REQUIREMENT: Exclude the pictures, then repeat the remaining data exactly.
===== MATERIAL PROVIDED
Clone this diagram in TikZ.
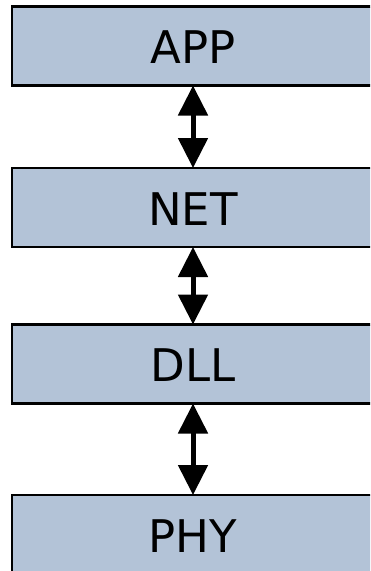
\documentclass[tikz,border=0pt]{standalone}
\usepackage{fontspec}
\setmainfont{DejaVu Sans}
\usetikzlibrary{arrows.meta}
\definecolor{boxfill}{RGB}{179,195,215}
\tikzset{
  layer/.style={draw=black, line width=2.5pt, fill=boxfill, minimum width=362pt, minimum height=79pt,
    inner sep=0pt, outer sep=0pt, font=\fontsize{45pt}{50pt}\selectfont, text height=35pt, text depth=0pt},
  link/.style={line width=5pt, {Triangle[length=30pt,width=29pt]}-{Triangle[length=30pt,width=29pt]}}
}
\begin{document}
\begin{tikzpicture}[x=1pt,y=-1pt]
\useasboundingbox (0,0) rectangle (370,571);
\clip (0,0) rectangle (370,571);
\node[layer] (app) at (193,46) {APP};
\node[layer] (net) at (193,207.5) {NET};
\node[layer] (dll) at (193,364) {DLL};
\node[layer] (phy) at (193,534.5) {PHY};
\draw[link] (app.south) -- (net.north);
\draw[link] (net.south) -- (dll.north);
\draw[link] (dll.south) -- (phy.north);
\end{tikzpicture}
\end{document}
==========
RESULT OF THIS EXERCISE:
Clone this diagram in TikZ.
\documentclass[tikz,border=0pt]{standalone}
\usepackage{fontspec}
\setmainfont{DejaVu Sans}
\usetikzlibrary{arrows.meta}
\definecolor{boxfill}{RGB}{179,195,215}
\tikzset{
  layer/.style={draw=black, line width=2.5pt, fill=boxfill, minimum width=362pt, minimum height=79pt,
    inner sep=0pt, outer sep=0pt, font=\fontsize{45pt}{50pt}\selectfont, text height=35pt, text depth=0pt},
  link/.style={line width=5pt, {Triangle[length=30pt,width=29pt]}-{Triangle[length=30pt,width=29pt]}}
}
\begin{document}
\begin{tikzpicture}[x=1pt,y=-1pt]
\useasboundingbox (0,0) rectangle (370,571);
\clip (0,0) rectangle (370,571);
\node[layer] (app) at (193,46) {APP};
\node[layer] (net) at (193,207.5) {NET};
\node[layer] (dll) at (193,364) {DLL};
\node[layer] (phy) at (193,534.5) {PHY};
\draw[link] (app.south) -- (net.north);
\draw[link] (net.south) -- (dll.north);
\draw[link] (dll.south) -- (phy.north);
\end{tikzpicture}
\end{document}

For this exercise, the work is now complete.